A balance transfer is exactly as it sounds in that it means moving an existing credit card balance from one credit card to a second credit card. When conducting a balance transfer, there are three specific aspects to consider which may affect a consumer's decision whether to do it or not. The first is the duration of the transfer which can sometimes be as little as six months. If the promotional rate on the balance transfer is for a short period of time it may not be enough incentive to move. The second consideration is the temporary interest rate applied to the balance. Most balance transfers have a 0% transfer rate for the duration of the promotional period which will then revert to the standard rate. Some credit card companies however don't even do that and offer balance transfer rates of 3% to 5% limiting their usefulness. The third consideration is whether or not there is a balance transfer fee associated with the activity. For many years the balance transfer fee was either waived or was 1% to 2% of the balance transfer amount. However, recently the base balance transfer fee has been 4% for most national credit card companies making it quite expensive.

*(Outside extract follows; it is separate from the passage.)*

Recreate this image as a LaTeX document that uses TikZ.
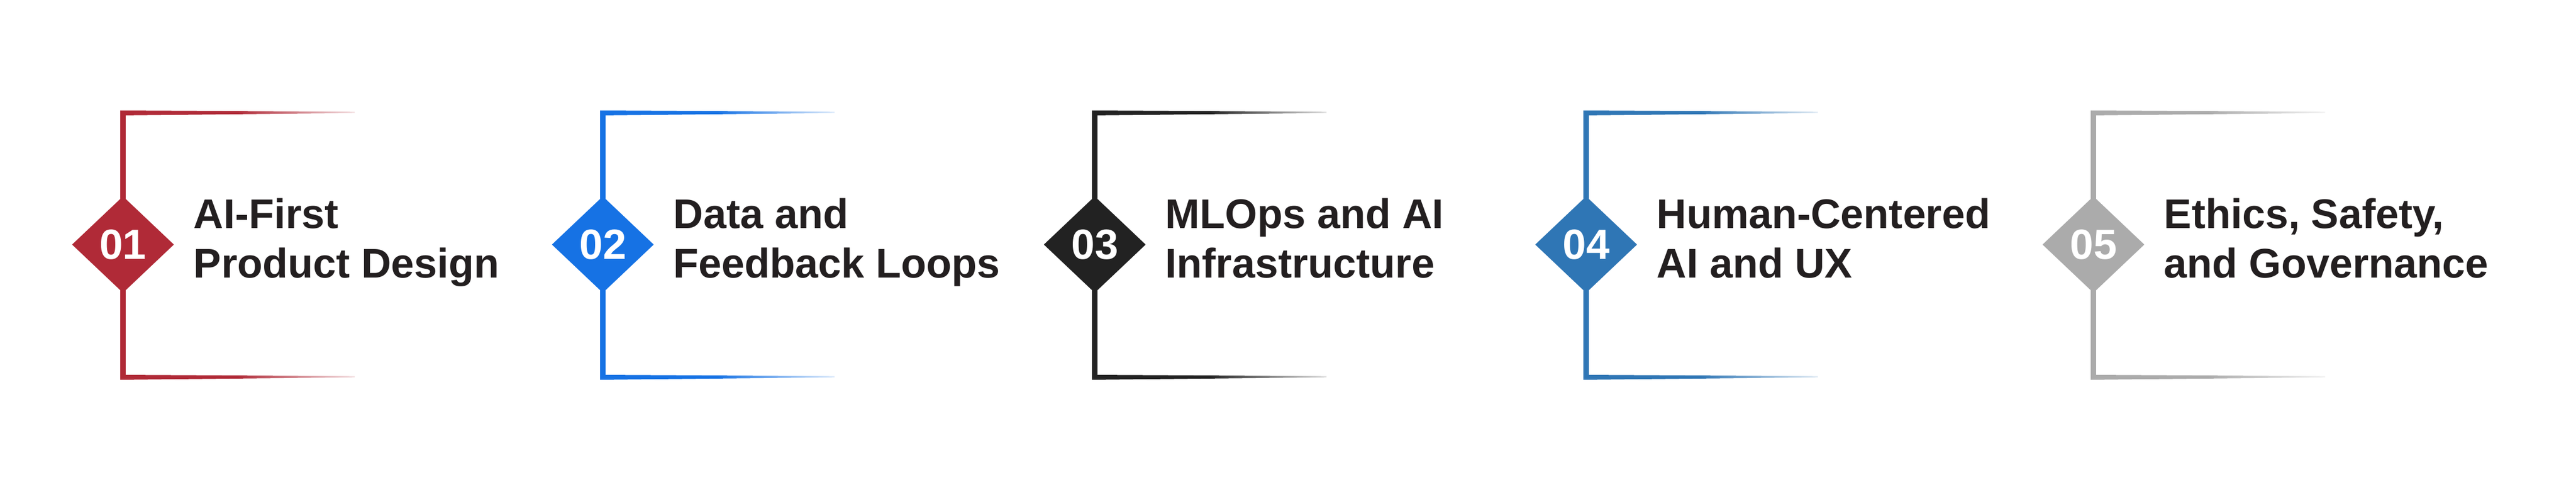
\documentclass[tikz,border=0pt]{standalone}
\usepackage{fontspec}
\setmainfont{Liberation Sans}
\usetikzlibrary{shapes.geometric}
\definecolor{cred}{HTML}{B02A37}
\definecolor{cblue}{HTML}{1672E4}
\definecolor{cblack}{HTML}{222222}
\definecolor{csteel}{HTML}{2F76B5}
\definecolor{cgray}{HTML}{ABABAB}
\definecolor{ctext}{HTML}{231F20}
\begin{document}
\begin{tikzpicture}[x=0.25pt,y=-0.25pt,
  title/.style={font=\fontsize{18.85pt}{22.5pt}\selectfont\bfseries, text=ctext, inner sep=0pt, anchor=base west},
  badge/.style={diamond, inner sep=0pt, minimum width=46.5pt, minimum height=44pt,
                font=\fontsize{19.2pt}{22pt}\selectfont\bfseries, text=white},
  ]
\useasboundingbox[fill=white] (0,0) rectangle (4692,877);
\foreach \cx/\col/\num/\la/\lb [count=\i] in {
   224/cred/01/{AI-First}/{Product Design},
  1098/cblue/02/{Data and}/{Feedback Loops},
  1994/cblack/03/{MLOps and AI}/{Infrastructure},
  2889/csteel/04/{Human-Centered}/{AI and UX},
  3813/cgray/05/{Ethics, Safety,}/{and Governance}}{
  % vertical spine
  \fill[\col] (\cx-5,201) rectangle (\cx+5,691);
  % top and bottom tapering bars
  \shade[left color=\col, right color=\col!15, middle color=\col]
    (\cx-5,201) -- (\cx+422,203.3) -- (\cx+422,205.7) -- (\cx-5,210) -- cycle;
  \shade[left color=\col, right color=\col!15, middle color=\col]
    (\cx-5,682) -- (\cx+422,684.3) -- (\cx+422,686.7) -- (\cx-5,691) -- cycle;
  % badge
  \node[badge, fill=\col] (d\i) at (\cx,445) {\num};
  % title
  \node[title] (a\i) at (\cx+128,415) {\la};
  \node[title] (b\i) at (\cx+128,505) {\lb};
}
\end{tikzpicture}
\end{document}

There are a few key considerations when considering a balance transfer as the rate can fluctuate based on user activity. Normally a promotional balance transfer rate only applies as long as the consumer is in good standing. This means that should the credit card holder make a late payment, miss a payment or go over the credit limit the balance transfer amount could go from the promotional rate to a higher standard or even punitive interest rate. If you always make your payments on time and for the correct amount then this shouldn't really be an issue. Another item to remember is that many credit cards will operate at different interest rates concurrently for different types of balances. If you transfer a balance with a 0% promotional interest rate for 12 months but use the credit card for additional purchases during that time then those purchases will be at the standard rate for the credit card. So it is possible for a consumer to run up thousands of dollars of additional debt on the transferred credit card and then when the promotional period is over wind up paying hundreds of dollars a month in interest on two balances.

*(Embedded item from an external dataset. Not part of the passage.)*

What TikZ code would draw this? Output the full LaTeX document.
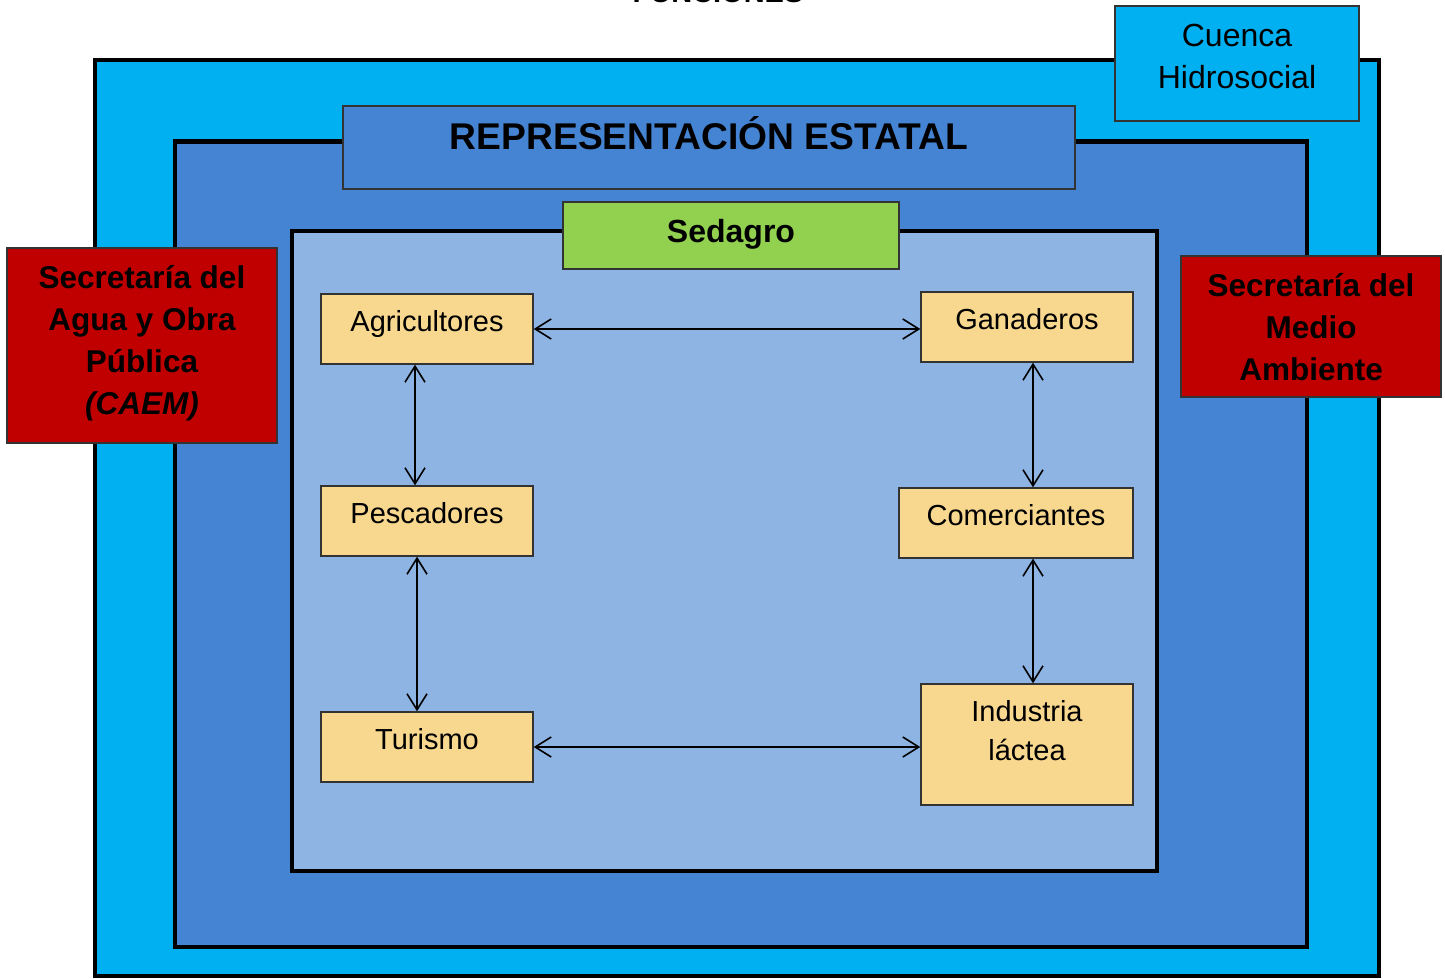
\documentclass[tikz,border=0pt]{standalone}
\usepackage{fontspec}
\setmainfont{Liberation Sans}
\usetikzlibrary{arrows.meta}
\definecolor{cuencafill}{HTML}{00B0F0}
\definecolor{estatalfill}{HTML}{4584D3}
\definecolor{sedagrobg}{HTML}{8EB4E3}
\definecolor{sedagrofill}{HTML}{92D050}
\definecolor{actorfill}{HTML}{F8D78F}
\definecolor{secred}{HTML}{C00000}
\tikzset{
  region/.style={draw=black, line width=2.3pt},
  panel/.style={draw=black!80, line width=0.7pt, inner sep=0pt, align=center},
  actor/.style={panel, fill=actorfill, minimum width=106pt,
    text height=18.5pt, text depth=16.5pt, font=\fontsize{14.5}{19.5}\selectfont},
  secretaria/.style={panel, fill=secred, font=\fontsize{15.75}{21}\selectfont\bfseries},
  link/.style={{Straight Barb[length=8pt,width=10pt]}-{Straight Barb[length=8pt,width=10pt]},
    line width=0.8pt}
}

\begin{document}
\begin{tikzpicture}[x=0.5pt, y=-0.5pt]
    \useasboundingbox (0,0) rectangle (1445,979);

    \coordinate (C1) at (95, 60);
    \coordinate (C2) at (1379, 976);
    \coordinate (E1) at (175, 141.5);
    \coordinate (E2) at (1307, 947);
    \coordinate (S1) at (292, 231);
    \coordinate (S2) at (1157, 871);

    \node[font=\fontsize{14.5}{17}\selectfont\bfseries, anchor=base] (funciones) at (718, 3) {FUNCIONES};

    % cuenca, estado, sedagro
    \draw[region, fill=cuencafill] (C1) rectangle (C2);
    \draw[region, fill=estatalfill] (E1) rectangle (E2);
    \node[panel, fill=estatalfill, minimum width=366pt, text height=21.5pt, text depth=20pt,
      font=\fontsize{18.6}{21}\selectfont\bfseries] (estatal) at (709, 147.5) {REPRESENTACIÓN ESTATAL};
    \draw[region, fill=sedagrobg] (S1) rectangle (S2);
    \node[panel, fill=sedagrofill, minimum width=168pt, text height=20.25pt, text depth=13.25pt,
      font=\fontsize{16}{20}\selectfont\bfseries] (sedagro) at (731, 235.5) {Sedagro};

    % actores
    \node[actor] (agri) at (427, 329) {Agricultores};
    \node[actor] (gana) at (1027, 327) {Ganaderos};
    \node[actor] (pesc) at (427, 521) {Pescadores};
    \node[actor, minimum width=117pt] (come) at (1016, 523) {Comerciantes};
    \node[actor] (turi) at (427, 747) {Turismo};
    \node[actor, text height=38pt, text depth=22.5pt] (indu) at (1027, 744.5) {Industria\\láctea};

    \draw[link] (agri.east) -- (agri.east -| gana.west);
    \draw[link] ([xshift=-6pt]agri.south) -- ([xshift=-6pt]agri.south |- pesc.north);
    \draw[link] ([xshift=-5pt]pesc.south) -- ([xshift=-5pt]pesc.south |- turi.north);
    \draw[link] ([xshift=3pt]gana.south) -- ([xshift=3pt]gana.south |- come.north);
    \draw[link] ([xshift=3pt]indu.north |- come.south) -- ([xshift=3pt]indu.north);
    \draw[link] (turi.east) -- (turi.east -| indu.west);

    % secretarias y cuenca
    \node[secretaria, minimum width=135pt, text height=83pt, text depth=14.5pt] (caem) at (142, 345.5)
      {Secretaría del\\Agua y Obra\\Pública\\\textit{(CAEM)}};
    \node[secretaria, minimum width=130pt, text height=62pt, text depth=8.5pt] (medio) at (1311, 326.5)
      {Secretaría del\\Medio\\Ambiente};
    \node[panel, fill=cuencafill, minimum width=122pt, text height=41.25pt, text depth=16.25pt,
      font=\fontsize{16}{21}\selectfont] (cuenca) at (1237, 63.5) {Cuenca\\Hidrosocial};
\end{tikzpicture}
\end{document}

The most common use of balance transfers it to consolidate debt from multiple high-interest rate credit cards to a single credit card with a low or 0% interest rate for 12 to 18 months. This can result in hundreds of dollars in interest savings while at the same time having the full amount of a monthly payment being applied to principle. This is a great way to pay down excessive amounts of debt quickly freeing up limited financial resources for things like emergency savings and retirement. When trying to understand what is a balance transfer rate it is important to remember that it is for a limited time and includes an additional fee. If the time provided is adequate and the fee is not cost prohibitive then utilizing a balance transfer with a low interest rate can make a lot of sense for most consumers.